Turning into the driveway of a relatively isolated home, their knock on the door reveals one Darcell Kerry (Dallas White), who seems–hesitant yet somehow strangely comfortable with the Detectives’ appearance at his home. Upon a sudden flurry of images that flash in Darcell’s mind, he invites them in where Carver and Brillant begin their questioning about a recent local event. Even as the moments unfold, Carver becomes increasingly suspicious about their host, even as his own demeanor beings to hint at less than amicable intentions. As events take a sudden, harrowing turn for the worse, it becomes vividly apparent that the creepily amiable and accommodating Darcell has his own twisted agendas in play.

Next, my Mind:

It is a solidly truthful statement to say, in general at least, that films (short or feature) which cover the overall concept of dastardly individuals and their equally dastardly deeds is more than common, perhaps even overdone to some extents.  Therefore, one has to look at the total execution of any said effort to try and ascertain whether it sticks out enough to be considered worthwhile. For writer/director/executive producer/cinematographer Daniel Wyland, it is by putting the typical, albeit warped, ideas about the thought processes and associated misdeeds of a decidedly unstable person on display, but then infusing it with a very haunting social message to explain said attitudes and actions, that gives this film its edge and overtly freakish tone.

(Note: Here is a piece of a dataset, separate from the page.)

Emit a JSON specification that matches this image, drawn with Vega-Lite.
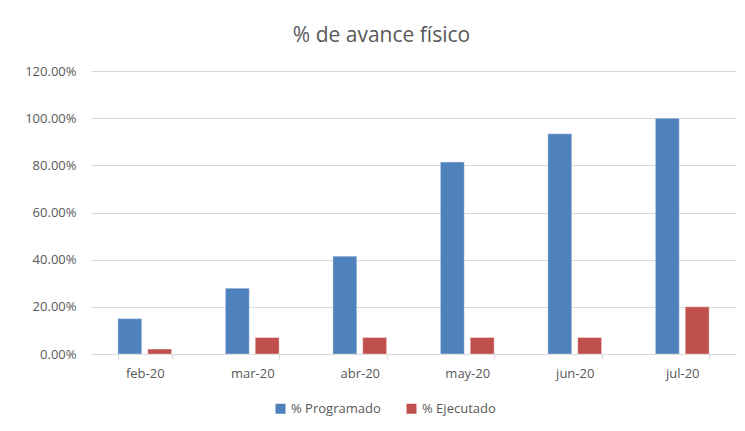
{
  "$schema": "https://vega.github.io/schema/vega-lite/v6.json",
  "width": 645,
  "height": 283,
  "autosize": {"type": "none"},
  "padding": {"left": 91, "top": 71, "right": 9, "bottom": 77},
  "background": "white",
  "title": {
    "text": "% de avance físico",
    "fontSize": 21,
    "font": "Open Sans",
    "fontWeight": "normal",
    "color": "#595959",
    "offset": 19,
    "dx": -32
  },
  "data": {
    "values": [
      {"mes": "feb-20", "serie": "% Programado", "valor": 0.15},
      {"mes": "feb-20", "serie": "% Ejecutado", "valor": 0.021},
      {"mes": "mar-20", "serie": "% Programado", "valor": 0.279},
      {"mes": "mar-20", "serie": "% Ejecutado", "valor": 0.07},
      {"mes": "abr-20", "serie": "% Programado", "valor": 0.415},
      {"mes": "abr-20", "serie": "% Ejecutado", "valor": 0.07},
      {"mes": "may-20", "serie": "% Programado", "valor": 0.814},
      {"mes": "may-20", "serie": "% Ejecutado", "valor": 0.07},
      {"mes": "jun-20", "serie": "% Programado", "valor": 0.934},
      {"mes": "jun-20", "serie": "% Ejecutado", "valor": 0.07},
      {"mes": "jul-20", "serie": "% Programado", "valor": 1.0},
      {"mes": "jul-20", "serie": "% Ejecutado", "valor": 0.2}
    ]
  },
  "mark": {"type": "bar", "stroke": "white", "strokeWidth": 0.6, "strokeOpacity": 0.6},
  "encoding": {
    "x": {
      "field": "mes",
      "type": "nominal",
      "sort": ["feb-20", "mar-20", "abr-20", "may-20", "jun-20", "jul-20"],
      "scale": {"paddingInner": 0.5, "paddingOuter": 0.25},
      "axis": {
        "title": null,
        "labelAngle": 0,
        "tickBand": "extent",
        "tickSize": 5,
        "tickColor": "#d9d9d9",
        "domainColor": "#d9d9d9",
        "domainWidth": 1,
        "labelColor": "#595959",
        "labelFont": "Open Sans",
        "labelFontSize": 13,
        "labelPadding": 8,
        "grid": false
      }
    },
    "xOffset": {
      "field": "serie",
      "type": "nominal",
      "sort": ["% Programado", "% Ejecutado"],
      "scale": {"paddingInner": 0.2, "paddingOuter": 0}
    },
    "y": {
      "field": "valor",
      "type": "quantitative",
      "scale": {"domain": [0, 1.2], "nice": false},
      "axis": {
        "title": null,
        "format": ".2%",
        "values": [0, 0.2, 0.4, 0.6, 0.8, 1.0, 1.2],
        "domain": false,
        "ticks": false,
        "labelPadding": 15,
        "labelColor": "#595959",
        "labelFont": "Open Sans",
        "labelFontSize": 13,
        "gridColor": "#d9d9d9",
        "gridWidth": 1
      }
    },
    "color": {
      "field": "serie",
      "type": "nominal",
      "sort": ["% Programado", "% Ejecutado"],
      "scale": {"domain": ["% Programado", "% Ejecutado"], "range": ["#4f81bd", "#c0504d"]},
      "legend": {
        "title": null,
        "orient": "none",
        "legendX": 183,
        "legendY": 331,
        "direction": "horizontal",
        "symbolType": "square",
        "symbolSize": 100,
        "symbolStrokeWidth": 0,
        "labelColor": "#595959",
        "labelFont": "Open Sans",
        "labelFontSize": 13,
        "columnPadding": 24
      }
    }
  },
  "config": {"view": {"stroke": null}}
}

Now, this stated, there was a sense of deep menace that needed to be present to make this all work, and while this is accomplished in parts, other points of dialogue delivery especially felt a bit forced, just lacking that all-encompassing sense of sincere dread and terror. But, as stated above, it’s the broader scope of what’s being communicated here that buoys the greater whole and really saves the film from sinking into what could have been mild cliché. Solid visual presentation aides the effort, visceral and effectively sinister, providing suitably unnerving images for the viewer to chew on in their mind. An apropos music score also helps create the mood here as well. It’s a film of certain moments that hit, others that do not, but where the sum total is very well done.

White milks every bit of screen time he receives in playing the role of Darcell, a seriously maladjusted man with an unhinged agenda he is carrying out all for the benefit of an even more malevolent endgame that points an accusing finger at what he feels created him and allows him to do what he does. His relaxed yet spooky manner enhances the dark methods by which he chooses to carry out his plans, and watching White embody this while emoting so well is entertaining and unsettling at the same time. Some of it felt a bit overplayed, but I fully understand what White was going for.  I actually cannot imagine what it takes to “go there” when enacting such nasty individuals and White does nail it.

Supporting turns arrive from Shafer and Cottman as the ill-fated Detectives Carver and Brillant, two by-the-books law officers only trying to delve deeper into a hit-and-run incident and any who might have seen or heard anything.  The fact they happen to end up at Darcell’s home first is a cruel twist of “luck”, and by the time either one of them realizes they’re in a severely ominous situation, it’s too late. Both Shafer and Cottman imbue the Detectives with a solid sense of purposeful intent and subsequent horror as they realize the gravity of their situation. The characters are pretty straightforward, but given just enough material to help them rise above what, again, could have been merely average.

A final appearance is made by Sonya Wyland, who plays a seriously key role that puts the entire affair into the distorted perspective initiated in the film’s potent finale. In total, “17 Locust St.” isn’t necessarily the best overall film of this nature I’ve seen, but it is more than worth considering and not ignoring to take in its grand concept and, as mentioned above, statement about our society, the challenging message it puts forth about the creation of monsters, and the lessons potentially put upon even our youth because of it, more so since this would seem to establish that learning can truly be….a killer.